** Start **

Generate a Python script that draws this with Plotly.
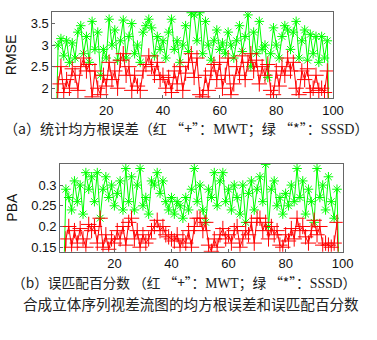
import plotly.graph_objects as go

frames = list(range(2, 100))

rmse_sssd = [0.0,
 3.0, 3.15, 2.75, 3.1, 2.6, 3.05, 2.7, 3.3, 3.45, 2.8, 3.2, 2.6, 3.55, 2.9, 3.3, 2.3, 2.9, 2.7, 3.6, 3.0,
 3.35, 2.65, 3.1, 3.58, 2.7, 3.2, 3.5, 2.8, 3.0, 2.6, 3.3, 3.45, 3.6, 3.4, 2.75, 3.2, 2.9, 3.1, 2.7, 3.3,
 3.6, 2.9, 3.1, 2.6, 3.0, 3.45, 2.85, 3.75, 3.7, 3.1, 3.75, 2.8, 3.55, 3.0, 2.65, 3.1, 3.35, 2.9, 3.05, 2.8,
 3.3, 3.0, 2.7, 3.1, 3.45, 2.85, 3.2, 3.7, 2.5, 3.3, 2.8, 3.55, 2.9, 3.0, 2.25, 2.8, 3.4, 3.0, 2.7, 3.2,
 3.45, 3.35, 2.9, 3.3, 3.55, 2.7, 3.1, 3.35, 2.65, 3.25, 2.8, 3.2, 2.6, 3.2, 2.7, 3.1,
 0.0]

rmse_mwt = [0.0,
 2.1, 2.5, 1.9, 2.2, 2.0, 2.45, 2.3, 1.95, 2.5, 2.7, 2.4, 2.55, 1.8, 2.4, 2.0, 1.85, 2.3, 2.05, 2.6, 2.2,
 2.4, 2.0, 2.65, 2.8, 2.3, 2.5, 1.95, 2.3, 2.05, 1.95, 2.4, 2.55, 2.75, 2.5, 2.3, 2.6, 2.2, 2.3, 2.0, 2.25,
 1.9, 2.4, 2.1, 2.5, 1.95, 2.35, 2.6, 2.8, 2.25, 2.7, 1.85, 1.8, 2.3, 1.95, 2.4, 2.55, 2.2, 2.6, 2.0, 2.3,
 2.7, 1.85, 2.1, 2.5, 2.3, 2.75, 2.2, 2.6, 2.8, 2.4, 2.65, 2.1, 2.5, 2.3, 2.55, 1.95, 1.85, 2.4, 2.05, 2.5,
 2.3, 2.7, 2.4, 2.6, 2.0, 1.85, 2.4, 2.2, 2.45, 1.9, 2.0, 2.3, 1.95, 2.0, 1.9, 2.4,
 0.0]

pba_sssd = [0.0,
 0.29, 0.27, 0.24, 0.31, 0.26, 0.30, 0.23, 0.33, 0.29, 0.32, 0.26, 0.33, 0.22, 0.29, 0.32, 0.27, 0.30, 0.25, 0.28, 0.31,
 0.24, 0.34, 0.26, 0.32, 0.24, 0.30, 0.34, 0.25, 0.27, 0.23, 0.31, 0.30, 0.33, 0.28, 0.31, 0.26, 0.24, 0.27, 0.23, 0.26,
 0.25, 0.22, 0.27, 0.24, 0.29, 0.34, 0.26, 0.30, 0.24, 0.21, 0.29, 0.27, 0.33, 0.25, 0.31, 0.33, 0.26, 0.29, 0.24, 0.30,
 0.27, 0.23, 0.30, 0.21, 0.28, 0.31, 0.24, 0.29, 0.32, 0.26, 0.35, 0.20, 0.29, 0.31, 0.25, 0.27, 0.23, 0.28, 0.25, 0.30,
 0.26, 0.34, 0.27, 0.31, 0.23, 0.29, 0.26, 0.21, 0.34, 0.27, 0.30, 0.24, 0.32, 0.26, 0.22, 0.29,
 0.0]

pba_mwt = [0.0,
 0.17, 0.20, 0.15, 0.19, 0.16, 0.195, 0.17, 0.15, 0.205, 0.19, 0.20, 0.16, 0.22, 0.15, 0.18, 0.145, 0.17, 0.16, 0.19, 0.17,
 0.20, 0.155, 0.21, 0.22, 0.17, 0.19, 0.15, 0.18, 0.16, 0.17, 0.19, 0.20, 0.215, 0.19, 0.20, 0.18, 0.175, 0.17, 0.165, 0.18,
 0.15, 0.17, 0.16, 0.19, 0.15, 0.20, 0.22, 0.22, 0.19, 0.21, 0.155, 0.14, 0.17, 0.15, 0.18, 0.195, 0.17, 0.18, 0.16, 0.19,
 0.20, 0.15, 0.17, 0.19, 0.18, 0.21, 0.16, 0.22, 0.22, 0.19, 0.21, 0.17, 0.20, 0.18, 0.19, 0.155, 0.15, 0.18, 0.165, 0.195,
 0.17, 0.22, 0.19, 0.20, 0.175, 0.16, 0.19, 0.215, 0.18, 0.20, 0.155, 0.16, 0.155, 0.15, 0.16, 0.21,
 0.0]

x_ticks = [20, 40, 60, 80, 100]
rmse_ticks = [2, 2.5, 3, 3.5]
pba_ticks = [0.15, 0.2, 0.25, 0.3]

SERIF = "<span style='font-family:Liberation Serif, serif'>{}</span>"
caption_a = "（a）统计均方根误差（红 “+”：" + SERIF.format("MWT") + "；绿 “*”：" + SERIF.format("SSSD") + "）"
caption_b = "（b）误匹配百分数 （红 “+”：" + SERIF.format("MWT") + "；绿 “*”：" + SERIF.format("SSSD") + "）"
caption_main = "合成立体序列视差流图的均方根误差和误匹配百分数"

RED = "#ff0000"
GREEN = "#00ff00"

fig = go.Figure()

def add_series(y, color, symbol, size, xa, ya):
    fig.add_trace(go.Scatter(
        x=frames, y=y, mode="lines+markers", xaxis=xa, yaxis=ya,
        line=dict(color=color, width=1),
        marker=dict(symbol=symbol, size=size, color=color, line=dict(color=color, width=1)),
        showlegend=False, hoverinfo="skip"))

add_series(rmse_sssd, GREEN, "asterisk-open", 8, "x", "y")
add_series(rmse_mwt, RED, "cross-thin-open", 11, "x", "y")
add_series(pba_sssd, GREEN, "asterisk-open", 8, "x2", "y2")
add_series(pba_mwt, RED, "cross-thin-open", 11, "x2", "y2")

tickfont = dict(family="Liberation Sans, Arial, sans-serif", size=13, color="#111")
titlefont = dict(family="Liberation Sans, Arial, sans-serif", size=14, color="#111")
axis_common = dict(showline=True, linecolor="#666", linewidth=1, mirror=True,
                   ticks="inside", ticklen=3, tickcolor="#666", showgrid=False,
                   zeroline=False, tickfont=tickfont)

fig.update_layout(
    width=377, height=340, margin=dict(l=0, r=0, t=0, b=0),
    paper_bgcolor="white", plot_bgcolor="white",
    xaxis=dict(domain=[54/377, 343/377], range=[1, 100], tickvals=x_ticks, anchor="y",
               ticklabelstandoff=0, **axis_common),
    yaxis=dict(domain=[(340-99)/340, (340-12)/340], range=[1.77, 3.77], tickvals=rmse_ticks,
               anchor="x", title=dict(text="RMSE", font=titlefont, standoff=10),
               **axis_common),
    xaxis2=dict(domain=[62/377, 353/377], range=[1, 100], tickvals=x_ticks, anchor="y2",
                ticklabelstandoff=0, **axis_common),
    yaxis2=dict(domain=[(340-254)/340, (340-165)/340], range=[0.139, 0.352], tickvals=pba_ticks,
                tickformat=".2~f",
                anchor="x2", title=dict(text="PBA", font=titlefont, standoff=10),
                **axis_common),
)

fig.add_annotation(text=caption_a, xref="paper", yref="paper", x=192/377, y=(340-118.5)/340,
                   showarrow=False, font=dict(family="Noto Sans CJK SC, sans-serif", size=14.1, color="#222"),
                   xanchor="center", yanchor="top", borderpad=0)
fig.add_annotation(text=caption_b, xref="paper", yref="paper", x=190/377, y=(340-285)/340,
                   showarrow=False, font=dict(family="Noto Sans CJK SC, sans-serif", size=13.7, color="#222"),
                   xanchor="center", yanchor="middle", borderpad=0)
fig.add_annotation(text=caption_main, xref="paper", yref="paper", x=197/377, y=(340-306)/340,
                   showarrow=False, font=dict(family="Noto Sans CJK SC, sans-serif", size=14.6, color="#222"),
                   xanchor="center", yanchor="middle", borderpad=0)

fig.write_html("out.html")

** End **

● WRITTEN TASK: Copy nothing but the lines from the top of the data down to the line containing "frames = list(range(2, 100))", and leave the pictures out.

● THE SOLUTION:
Generate a Python script that draws this with Plotly.
import plotly.graph_objects as go

frames = list(range(2, 100))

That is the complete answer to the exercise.